# Friday 8th June Old Ranfurly



## thecraw (May 31, 2012)

I have a game arranged with Toad at Old Ranfurly, 1000 for 1030. 

Room for two more little uns. Â£7 fee and course is in pretty decent condition at present.

C.


----------



## thecraw (Jun 3, 2012)

Room for another little one!


----------



## Hendo007 (Jun 3, 2012)

Craw, I might be able to make it if hid permits. I'll ask tonight and then let you know on here when i have if there is still a space ?


----------



## thecraw (Jun 4, 2012)

Excellent news more than welcome Chris.


----------



## Hendo007 (Jun 4, 2012)

Great got permission off the wife so far so good, going to my mums this after ion and will see if she can babysit. If she can then I'm in. Update to follow later.


----------



## Hendo007 (Jun 4, 2012)

Baby sitter secured. Am in ;-)


----------



## thecraw (Jun 5, 2012)

Looks like we have a 4 ball! Just need to keep our fingers crossed for some decent weather!!!!


----------



## Hendo007 (Jun 6, 2012)

Canny promise the weather just hope the forecasters have it wrong!! Looking forward to it rain or shine ;-)


----------



## thecraw (Jun 6, 2012)

Played today, drizzle for 18 holes but very enjoyable. Course is looking good and greens are true, slightly slow but good true roll.

Think you'll enjoy.


----------



## Hendo007 (Jun 6, 2012)

That's good enuf for me, what's the clubs postcode for the sat nav? Played it before but just to be sure I get there ok.


----------



## thecraw (Jun 6, 2012)

Pa11 3de


----------



## Hendo007 (Jun 7, 2012)

Cheers


----------



## Val (Jun 7, 2012)

Hendo007 said:



			Cheers
		
Click to expand...

Hendo, give yourself a good 40 mins to get there. Nice track, you'll enjoy it.


----------



## Hendo007 (Jun 7, 2012)

Hopefully gonna give maself an hour, hope the wean agrees with me and is ready to be dropped off at grannies on time. 

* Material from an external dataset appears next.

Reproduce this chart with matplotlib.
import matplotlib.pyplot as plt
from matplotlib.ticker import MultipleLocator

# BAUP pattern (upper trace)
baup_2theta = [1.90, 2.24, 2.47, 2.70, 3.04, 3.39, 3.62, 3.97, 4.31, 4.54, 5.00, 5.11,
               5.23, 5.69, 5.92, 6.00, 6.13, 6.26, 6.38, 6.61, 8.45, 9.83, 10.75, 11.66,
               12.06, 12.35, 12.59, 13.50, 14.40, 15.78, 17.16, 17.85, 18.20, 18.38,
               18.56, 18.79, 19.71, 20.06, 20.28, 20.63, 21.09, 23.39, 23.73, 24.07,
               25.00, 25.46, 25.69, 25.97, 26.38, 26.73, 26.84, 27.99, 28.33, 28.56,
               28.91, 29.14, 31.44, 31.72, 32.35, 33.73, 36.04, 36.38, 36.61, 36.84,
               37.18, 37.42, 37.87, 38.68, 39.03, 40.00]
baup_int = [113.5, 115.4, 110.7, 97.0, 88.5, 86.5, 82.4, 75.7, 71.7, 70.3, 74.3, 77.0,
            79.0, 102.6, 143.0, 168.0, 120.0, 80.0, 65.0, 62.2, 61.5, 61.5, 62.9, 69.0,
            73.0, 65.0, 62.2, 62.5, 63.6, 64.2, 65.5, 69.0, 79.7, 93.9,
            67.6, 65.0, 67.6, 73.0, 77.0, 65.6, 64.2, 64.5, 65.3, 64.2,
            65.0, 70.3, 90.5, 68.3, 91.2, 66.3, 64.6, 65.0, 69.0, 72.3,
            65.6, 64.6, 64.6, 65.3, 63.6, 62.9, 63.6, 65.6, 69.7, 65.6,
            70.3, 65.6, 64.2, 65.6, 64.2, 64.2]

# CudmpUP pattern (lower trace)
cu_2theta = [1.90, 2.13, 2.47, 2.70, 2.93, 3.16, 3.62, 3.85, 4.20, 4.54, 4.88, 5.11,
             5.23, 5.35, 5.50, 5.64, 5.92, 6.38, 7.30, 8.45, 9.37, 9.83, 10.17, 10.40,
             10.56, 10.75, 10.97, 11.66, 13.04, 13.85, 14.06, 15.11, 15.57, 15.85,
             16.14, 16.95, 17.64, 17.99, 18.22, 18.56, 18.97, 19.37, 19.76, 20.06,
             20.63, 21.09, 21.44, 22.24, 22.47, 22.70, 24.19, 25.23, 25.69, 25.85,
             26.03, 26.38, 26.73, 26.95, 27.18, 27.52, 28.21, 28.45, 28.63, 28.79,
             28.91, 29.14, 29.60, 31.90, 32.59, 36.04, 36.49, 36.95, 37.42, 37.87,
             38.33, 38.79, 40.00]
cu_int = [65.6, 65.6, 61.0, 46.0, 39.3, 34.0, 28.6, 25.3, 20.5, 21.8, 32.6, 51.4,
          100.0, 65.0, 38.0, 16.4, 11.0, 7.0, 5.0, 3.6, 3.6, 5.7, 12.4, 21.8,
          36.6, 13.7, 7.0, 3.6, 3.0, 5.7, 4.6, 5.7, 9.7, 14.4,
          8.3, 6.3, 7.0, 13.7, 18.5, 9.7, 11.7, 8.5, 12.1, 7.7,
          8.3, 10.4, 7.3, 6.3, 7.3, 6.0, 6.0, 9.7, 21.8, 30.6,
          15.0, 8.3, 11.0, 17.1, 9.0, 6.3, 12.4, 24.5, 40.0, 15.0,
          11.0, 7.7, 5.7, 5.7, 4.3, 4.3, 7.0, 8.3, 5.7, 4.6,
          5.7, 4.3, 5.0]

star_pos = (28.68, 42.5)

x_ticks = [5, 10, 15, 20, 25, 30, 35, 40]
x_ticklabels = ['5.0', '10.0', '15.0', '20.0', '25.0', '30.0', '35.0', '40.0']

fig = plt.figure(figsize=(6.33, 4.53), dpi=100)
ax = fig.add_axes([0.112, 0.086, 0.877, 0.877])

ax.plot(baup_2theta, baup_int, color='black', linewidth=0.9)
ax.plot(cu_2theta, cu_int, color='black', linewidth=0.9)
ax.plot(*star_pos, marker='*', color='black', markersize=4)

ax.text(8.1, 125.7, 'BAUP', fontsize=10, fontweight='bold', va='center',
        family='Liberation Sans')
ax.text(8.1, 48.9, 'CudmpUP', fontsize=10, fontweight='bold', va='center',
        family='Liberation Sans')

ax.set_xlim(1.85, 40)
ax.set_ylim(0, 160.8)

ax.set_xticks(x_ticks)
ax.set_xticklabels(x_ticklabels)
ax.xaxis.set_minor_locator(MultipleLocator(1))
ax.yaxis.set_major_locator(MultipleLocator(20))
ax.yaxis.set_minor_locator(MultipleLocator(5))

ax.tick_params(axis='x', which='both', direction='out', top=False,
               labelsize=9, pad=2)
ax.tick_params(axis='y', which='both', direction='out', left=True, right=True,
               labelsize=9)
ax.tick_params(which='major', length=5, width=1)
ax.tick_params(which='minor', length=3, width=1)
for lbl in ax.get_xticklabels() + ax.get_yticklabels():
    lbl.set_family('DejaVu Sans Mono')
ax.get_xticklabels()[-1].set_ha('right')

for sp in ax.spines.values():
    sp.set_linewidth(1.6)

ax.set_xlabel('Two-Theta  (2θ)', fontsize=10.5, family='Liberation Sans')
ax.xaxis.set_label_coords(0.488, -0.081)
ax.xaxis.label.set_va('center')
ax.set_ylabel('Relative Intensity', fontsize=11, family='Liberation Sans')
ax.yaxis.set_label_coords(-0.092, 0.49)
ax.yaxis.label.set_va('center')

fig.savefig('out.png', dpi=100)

As for the course I think I played last year or the year before in the Hdid matchplay. Looking forward to it and think the weather looks a little better tomorrow than previously forecast.


----------



## thecraw (Jun 8, 2012)

Dry but breezy, might be slightly damp under foot but should be ticketyboo.


Drive safely guys.


----------



## Toad (Jun 9, 2012)

Cheers for the game lads, had a great time and was enjoyable watching young Andy show how the game should be played. 
Craw and I went down 4+3 to a mid round birdie blitz from Andy and Chris but for the life of me I can't remember who sunk the winning putt.


----------



## Hendo007 (Jun 9, 2012)

lol, me neither. Only stupid thing I sunk all day !!!

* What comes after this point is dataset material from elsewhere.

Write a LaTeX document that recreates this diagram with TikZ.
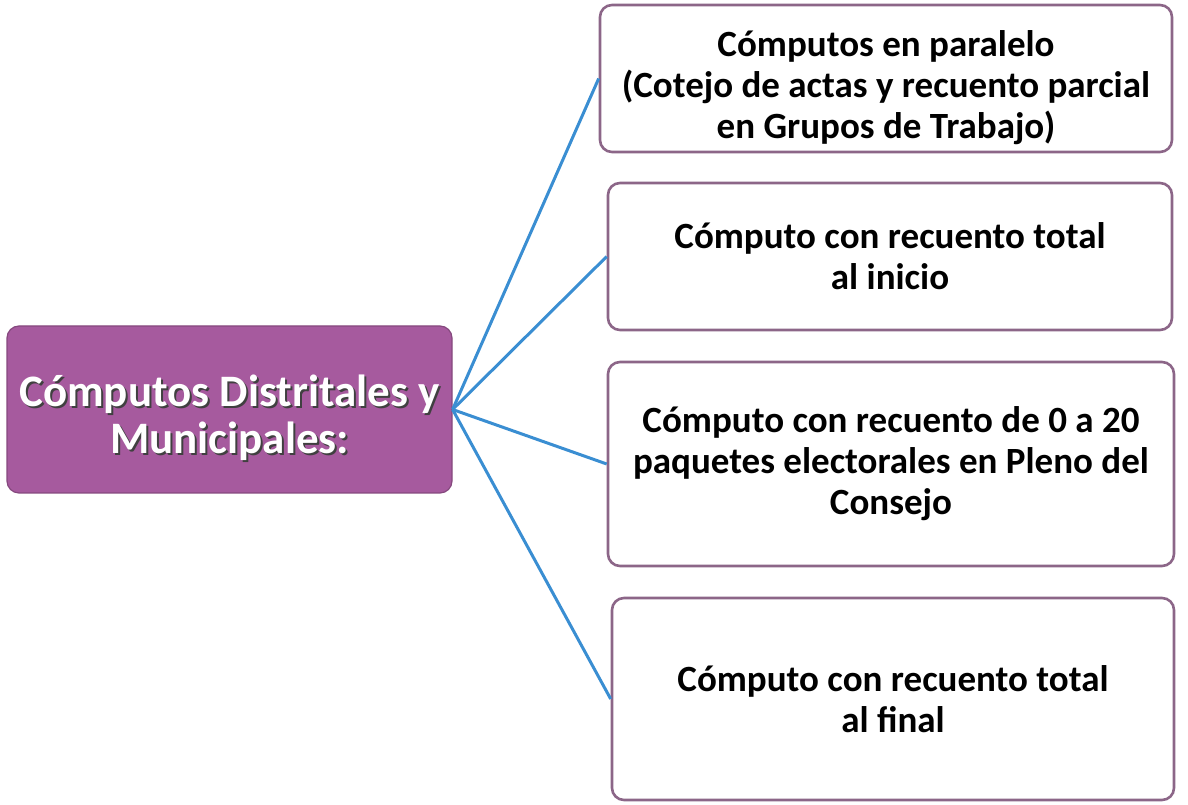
\documentclass[tikz,border=0pt]{standalone}
\usepackage{fontspec}
\setmainfont{Carlito}
\usepackage[dvipsnames]{xcolor}
\definecolor{boxpurple}{HTML}{A65A9E}
\definecolor{boxedge}{HTML}{8C6688}
\definecolor{linkblue}{HTML}{3A8ED2}

\begin{document}
\begin{tikzpicture}[x=1pt,y=1pt,-,thick,
    main node/.style={rounded corners=12pt,draw=boxpurple!80!black,fill=boxpurple,line width=1.2pt,text=white,align=center,font=\fontsize{45}{47}\selectfont\bfseries,minimum width=445pt,minimum height=167pt,inner sep=0pt},
    shadow node/.style={align=center,font=\fontsize{45}{47}\selectfont\bfseries,text=black!75,inner sep=0pt},
    item node/.style={rounded corners=12pt,draw=boxedge,fill=white,line width=2.6pt,text=black,align=center,font=\fontsize{37}{41}\selectfont\bfseries,inner sep=0pt}]
            \useasboundingbox (0,0) rectangle (1188,805);
            \node[main node] (0) at (229.5,395.5) {};
            \node[shadow node] (0s) at (231.5,385.5) {Cómputos Distritales y\\Municipales:};
            \node[shadow node,text=white] (0t) at (229.5,387.5) {Cómputos Distritales y\\Municipales:};
            \node[item node,minimum width=572pt,minimum height=147pt] (1) at (886,726.5) {\rule{0pt}{45pt}Cómputos en paralelo\\(Cotejo de actas y recuento parcial\\en Grupos de Trabajo)};
            \node[item node,minimum width=564pt,minimum height=147pt] (2) at (890,548.5) {Cómputo con recuento total\\al inicio};
            \node[item node,minimum width=566pt,minimum height=204pt] (3) at (891,341) {Cómputo con recuento de 0 a 20\\paquetes electorales en Pleno del\\Consejo};
            \node[item node,minimum width=562pt,minimum height=202pt] (4) at (893,106) {Cómputo con recuento total\\al final};

            \path[draw=linkblue,line width=3pt]
                (0.east) edge (1.west)
                (0.east) edge (2.west)
                (0.east) edge (3.west)
                (0.east) edge (4.west)
            ;
            \end{tikzpicture}
\end{document}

Enjoyed it too, thanks again for the invite.


----------



## thecraw (Jun 10, 2012)

It was actually a 5&4 hammering we took Toad. 7 birdies in 14 holes was too hot to contend with!

We took a right royal pumping!


Can't remember how many of these birdies hendo made????


:ears:


----------



## Hendo007 (Jun 11, 2012)

thecraw said:



			Can't remember how many of these birdies hendo made????
:ears:
		
Click to expand...

That would be none of them


----------